I have two teenage daughters.  Two…at the same time.  They happen to only be 16 months apart.  So it seems that between them and me, there are a lot of hormones and emotions running through this house at all times.  I will openly admit that I play a factor in there as well!  🙂  Anyway, if you have a teenage daughter you will know that many days are filled with laughing and crying.  Days filled with anger and sadness quickly get replaced with joy and elation.  That is just the way it is.  These little girls that we have encouraged and praised for 16 years get into high school and get jolted into a whole new reality.  At home, we still try to do what we have always done, but they are not as receptive anymore.  They are big girls now, they want independence and trust.  They want freedom to carve their own way.  And that is what we want too….right???  I know that deep down that is what every mother wants but I didn’t realize until a few months ago that in order for that to happen…I had to change.  Taylor was 17 and in her own way was trying to break out on her own a bit.  I was fighting her on every turn, trying to keep things the same.  In turn, she was fighting me and our household was upside down. 

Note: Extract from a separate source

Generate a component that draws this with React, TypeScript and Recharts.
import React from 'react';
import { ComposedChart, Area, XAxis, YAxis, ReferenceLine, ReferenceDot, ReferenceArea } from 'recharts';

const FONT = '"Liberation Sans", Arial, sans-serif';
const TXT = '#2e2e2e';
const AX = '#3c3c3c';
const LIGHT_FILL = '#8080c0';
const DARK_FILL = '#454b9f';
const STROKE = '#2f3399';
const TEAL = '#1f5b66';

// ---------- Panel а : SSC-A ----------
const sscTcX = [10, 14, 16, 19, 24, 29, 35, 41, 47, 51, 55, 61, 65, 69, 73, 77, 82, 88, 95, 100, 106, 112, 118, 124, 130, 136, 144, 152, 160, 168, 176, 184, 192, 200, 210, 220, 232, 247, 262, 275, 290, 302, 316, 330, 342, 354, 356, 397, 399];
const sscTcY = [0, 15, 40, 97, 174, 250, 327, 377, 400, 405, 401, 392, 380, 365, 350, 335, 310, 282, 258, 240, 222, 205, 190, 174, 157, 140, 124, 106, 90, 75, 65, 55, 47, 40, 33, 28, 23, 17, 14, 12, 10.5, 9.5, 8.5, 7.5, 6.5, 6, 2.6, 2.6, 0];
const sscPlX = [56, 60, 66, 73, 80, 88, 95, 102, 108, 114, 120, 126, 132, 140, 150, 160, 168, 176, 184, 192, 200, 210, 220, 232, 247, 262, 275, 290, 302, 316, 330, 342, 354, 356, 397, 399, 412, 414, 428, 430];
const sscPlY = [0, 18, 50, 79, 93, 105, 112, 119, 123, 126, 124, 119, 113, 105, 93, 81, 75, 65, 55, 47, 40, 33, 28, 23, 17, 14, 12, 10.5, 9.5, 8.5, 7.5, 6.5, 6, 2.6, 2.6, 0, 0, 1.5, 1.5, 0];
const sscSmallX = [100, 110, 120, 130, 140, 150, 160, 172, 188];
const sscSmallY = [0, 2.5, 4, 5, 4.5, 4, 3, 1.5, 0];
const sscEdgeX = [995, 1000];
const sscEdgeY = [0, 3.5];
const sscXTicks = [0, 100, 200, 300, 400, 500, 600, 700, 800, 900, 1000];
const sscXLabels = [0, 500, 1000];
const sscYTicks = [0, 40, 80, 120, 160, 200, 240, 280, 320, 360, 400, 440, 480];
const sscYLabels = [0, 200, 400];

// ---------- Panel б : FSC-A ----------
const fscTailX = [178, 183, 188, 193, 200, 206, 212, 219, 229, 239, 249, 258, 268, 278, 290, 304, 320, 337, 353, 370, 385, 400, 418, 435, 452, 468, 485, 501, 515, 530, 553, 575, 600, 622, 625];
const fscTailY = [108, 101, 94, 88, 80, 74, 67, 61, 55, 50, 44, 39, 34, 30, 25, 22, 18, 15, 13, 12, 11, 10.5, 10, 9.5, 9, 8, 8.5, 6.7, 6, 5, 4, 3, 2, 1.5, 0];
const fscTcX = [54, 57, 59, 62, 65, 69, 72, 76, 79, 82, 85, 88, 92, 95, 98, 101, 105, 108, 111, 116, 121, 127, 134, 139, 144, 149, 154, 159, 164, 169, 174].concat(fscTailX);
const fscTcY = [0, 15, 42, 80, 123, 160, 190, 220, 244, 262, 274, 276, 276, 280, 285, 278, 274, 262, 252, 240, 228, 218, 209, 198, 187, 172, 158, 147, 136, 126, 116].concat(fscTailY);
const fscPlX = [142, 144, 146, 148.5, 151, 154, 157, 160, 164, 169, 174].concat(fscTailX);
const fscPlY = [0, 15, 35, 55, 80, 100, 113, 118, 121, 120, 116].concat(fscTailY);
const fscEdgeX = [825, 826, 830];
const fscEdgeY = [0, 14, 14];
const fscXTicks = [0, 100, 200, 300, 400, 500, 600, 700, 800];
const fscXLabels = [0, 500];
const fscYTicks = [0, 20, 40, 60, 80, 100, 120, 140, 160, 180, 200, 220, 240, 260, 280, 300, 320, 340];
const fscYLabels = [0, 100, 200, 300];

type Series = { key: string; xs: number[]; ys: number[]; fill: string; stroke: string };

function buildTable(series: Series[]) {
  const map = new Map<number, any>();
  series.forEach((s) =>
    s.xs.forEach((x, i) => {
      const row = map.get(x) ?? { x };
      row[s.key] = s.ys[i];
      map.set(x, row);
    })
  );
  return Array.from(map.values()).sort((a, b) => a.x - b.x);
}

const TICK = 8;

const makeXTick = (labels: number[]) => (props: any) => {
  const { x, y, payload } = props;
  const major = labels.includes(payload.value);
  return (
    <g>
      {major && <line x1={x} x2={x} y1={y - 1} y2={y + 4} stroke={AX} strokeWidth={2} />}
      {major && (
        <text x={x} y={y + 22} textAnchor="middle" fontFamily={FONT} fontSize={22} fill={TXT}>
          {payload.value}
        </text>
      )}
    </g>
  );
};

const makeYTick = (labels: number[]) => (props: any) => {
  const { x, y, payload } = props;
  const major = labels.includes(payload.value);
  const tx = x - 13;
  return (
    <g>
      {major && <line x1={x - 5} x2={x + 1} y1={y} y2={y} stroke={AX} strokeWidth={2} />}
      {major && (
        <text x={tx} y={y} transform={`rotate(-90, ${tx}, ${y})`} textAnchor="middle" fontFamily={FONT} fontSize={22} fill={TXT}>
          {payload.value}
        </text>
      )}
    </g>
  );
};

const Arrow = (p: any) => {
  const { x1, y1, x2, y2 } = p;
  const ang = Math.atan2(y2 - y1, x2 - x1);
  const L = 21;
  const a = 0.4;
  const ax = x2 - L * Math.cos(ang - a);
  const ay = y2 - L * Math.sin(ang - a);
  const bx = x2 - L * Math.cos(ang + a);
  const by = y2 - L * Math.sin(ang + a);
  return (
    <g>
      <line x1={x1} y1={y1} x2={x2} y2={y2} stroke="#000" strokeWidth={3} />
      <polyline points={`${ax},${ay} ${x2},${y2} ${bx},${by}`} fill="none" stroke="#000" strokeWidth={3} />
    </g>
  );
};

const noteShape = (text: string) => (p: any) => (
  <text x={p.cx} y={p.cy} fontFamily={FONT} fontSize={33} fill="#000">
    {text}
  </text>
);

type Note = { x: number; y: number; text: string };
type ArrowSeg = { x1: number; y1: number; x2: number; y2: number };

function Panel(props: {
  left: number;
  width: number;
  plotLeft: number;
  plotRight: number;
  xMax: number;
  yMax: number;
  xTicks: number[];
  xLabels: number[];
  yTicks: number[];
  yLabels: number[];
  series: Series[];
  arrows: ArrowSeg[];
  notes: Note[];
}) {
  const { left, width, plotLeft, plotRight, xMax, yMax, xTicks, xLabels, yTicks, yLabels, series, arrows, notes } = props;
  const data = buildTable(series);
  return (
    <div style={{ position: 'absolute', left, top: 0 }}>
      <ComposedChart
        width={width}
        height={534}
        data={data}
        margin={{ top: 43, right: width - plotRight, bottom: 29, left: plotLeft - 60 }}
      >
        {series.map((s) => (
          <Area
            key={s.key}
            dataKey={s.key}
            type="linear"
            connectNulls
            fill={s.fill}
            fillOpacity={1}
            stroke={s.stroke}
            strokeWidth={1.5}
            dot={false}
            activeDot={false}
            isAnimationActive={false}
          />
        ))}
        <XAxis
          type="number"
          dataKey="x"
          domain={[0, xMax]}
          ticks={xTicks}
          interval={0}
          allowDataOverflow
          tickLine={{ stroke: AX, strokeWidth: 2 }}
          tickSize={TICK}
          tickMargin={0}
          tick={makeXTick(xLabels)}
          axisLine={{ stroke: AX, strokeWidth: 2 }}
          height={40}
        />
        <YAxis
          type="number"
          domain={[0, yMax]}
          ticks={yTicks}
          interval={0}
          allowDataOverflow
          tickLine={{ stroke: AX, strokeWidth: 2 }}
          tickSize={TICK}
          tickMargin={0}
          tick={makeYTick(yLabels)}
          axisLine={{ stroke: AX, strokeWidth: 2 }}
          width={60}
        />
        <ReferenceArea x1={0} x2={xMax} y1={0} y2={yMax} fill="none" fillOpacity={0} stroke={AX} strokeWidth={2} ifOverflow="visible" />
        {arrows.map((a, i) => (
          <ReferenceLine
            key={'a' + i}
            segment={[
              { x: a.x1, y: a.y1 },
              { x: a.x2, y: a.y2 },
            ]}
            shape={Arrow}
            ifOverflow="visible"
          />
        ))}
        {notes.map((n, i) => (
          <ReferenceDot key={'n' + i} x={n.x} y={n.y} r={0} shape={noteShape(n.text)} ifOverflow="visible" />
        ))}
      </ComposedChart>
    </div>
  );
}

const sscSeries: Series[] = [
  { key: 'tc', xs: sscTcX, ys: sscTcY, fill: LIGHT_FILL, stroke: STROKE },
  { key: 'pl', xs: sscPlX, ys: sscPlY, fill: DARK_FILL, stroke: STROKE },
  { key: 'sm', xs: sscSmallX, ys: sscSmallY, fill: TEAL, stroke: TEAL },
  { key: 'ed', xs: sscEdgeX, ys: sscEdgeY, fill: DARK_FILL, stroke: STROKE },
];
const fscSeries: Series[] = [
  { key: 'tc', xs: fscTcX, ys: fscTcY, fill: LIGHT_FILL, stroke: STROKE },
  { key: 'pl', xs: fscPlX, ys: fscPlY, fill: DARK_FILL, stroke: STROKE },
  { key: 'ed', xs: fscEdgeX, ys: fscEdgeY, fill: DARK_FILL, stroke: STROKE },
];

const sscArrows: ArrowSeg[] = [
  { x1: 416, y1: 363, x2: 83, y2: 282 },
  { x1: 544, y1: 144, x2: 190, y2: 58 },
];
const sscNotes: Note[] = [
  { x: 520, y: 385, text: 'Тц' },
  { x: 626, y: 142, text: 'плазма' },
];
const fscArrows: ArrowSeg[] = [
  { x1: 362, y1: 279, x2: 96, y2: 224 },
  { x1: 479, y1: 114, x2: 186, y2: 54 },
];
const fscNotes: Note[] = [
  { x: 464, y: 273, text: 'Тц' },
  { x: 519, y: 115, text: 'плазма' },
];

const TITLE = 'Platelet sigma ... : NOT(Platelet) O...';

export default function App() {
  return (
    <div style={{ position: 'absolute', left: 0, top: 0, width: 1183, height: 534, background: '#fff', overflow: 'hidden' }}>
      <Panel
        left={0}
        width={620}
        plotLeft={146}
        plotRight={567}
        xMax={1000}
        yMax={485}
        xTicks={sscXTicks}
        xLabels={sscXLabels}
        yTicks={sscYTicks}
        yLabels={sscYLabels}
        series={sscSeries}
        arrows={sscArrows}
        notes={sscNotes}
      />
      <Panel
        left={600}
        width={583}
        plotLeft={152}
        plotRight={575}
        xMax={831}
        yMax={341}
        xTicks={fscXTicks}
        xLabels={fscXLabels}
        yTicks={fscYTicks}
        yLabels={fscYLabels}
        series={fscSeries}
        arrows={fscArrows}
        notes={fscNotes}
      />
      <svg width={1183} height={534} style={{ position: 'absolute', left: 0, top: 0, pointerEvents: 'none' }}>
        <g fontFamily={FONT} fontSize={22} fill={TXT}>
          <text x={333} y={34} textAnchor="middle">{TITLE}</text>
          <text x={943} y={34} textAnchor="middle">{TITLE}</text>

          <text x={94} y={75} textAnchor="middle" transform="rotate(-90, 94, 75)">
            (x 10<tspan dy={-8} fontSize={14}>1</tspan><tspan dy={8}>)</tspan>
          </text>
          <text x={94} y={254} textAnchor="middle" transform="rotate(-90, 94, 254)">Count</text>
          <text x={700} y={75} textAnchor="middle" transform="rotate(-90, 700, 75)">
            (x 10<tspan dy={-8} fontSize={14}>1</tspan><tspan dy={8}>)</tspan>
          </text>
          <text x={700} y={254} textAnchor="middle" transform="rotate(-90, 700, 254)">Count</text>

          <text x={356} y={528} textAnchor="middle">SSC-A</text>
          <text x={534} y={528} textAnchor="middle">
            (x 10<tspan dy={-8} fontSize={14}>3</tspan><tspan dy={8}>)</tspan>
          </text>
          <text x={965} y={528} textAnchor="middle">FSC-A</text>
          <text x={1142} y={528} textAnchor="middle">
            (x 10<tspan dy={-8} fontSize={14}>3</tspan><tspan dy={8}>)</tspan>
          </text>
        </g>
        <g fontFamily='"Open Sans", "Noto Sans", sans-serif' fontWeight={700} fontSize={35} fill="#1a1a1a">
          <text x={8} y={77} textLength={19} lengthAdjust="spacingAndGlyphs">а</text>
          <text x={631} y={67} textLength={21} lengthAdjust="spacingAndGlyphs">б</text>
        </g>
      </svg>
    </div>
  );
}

It was then that I realized that as she evolved, I was going to have to evolve too.  I was not about to let her take the reins completely, but I had to loosen them enough to let her live and to let her make her own mistakes.  I always felt at her age that my parents were very strict and I always felt like I didn’t make my mistakes until I left home.  Then the problem was that I was making mistakes and had no one to support me and help me when I needed it.  I want my girls to feel like it is ok to make some mistakes and that I will still be here to help them if they need it.  Then maybe when they pack their bags up and head out the door, they will have a better understanding of real life.  I hope.  It was amazing for me to see what happened when I realized this.  I let her take some more control over her own life and things just fell back into place.  If I would have only realized that when the fighting started! 

Now my revelation…I wondered if a greater power was at work for those months of fighting.  Was something trying to prepare me for when she had to move out?  Was I going to be a wreck?  Did her behaviour want me to make her move out and not miss her??  And then I realized…she is moving out…I am going to miss her terribly.  It doesn’t matter how much she fights me or how bad of a day we are having…there are so many good days, it doesn’t matter.  She is my heart. 

This will always be my oldest girl, the one who read at 3.  The girl who wrote her name on the wall when she was 3 and tried to blame her one year old sister.  The one who would sit with me while Daniele napped for 3 hours and color.  The girl who got stuffed animals and named them things like puppy and big monkey.  Who has always loved every animal in her life unconditionally.  Who would give her sister horsey rides even though Daniele was almost always bigger than her.  The girl who loved to do my hair in barrettes and pigtails and now wants to be a hair stylist!  I will miss this girl with all my heart.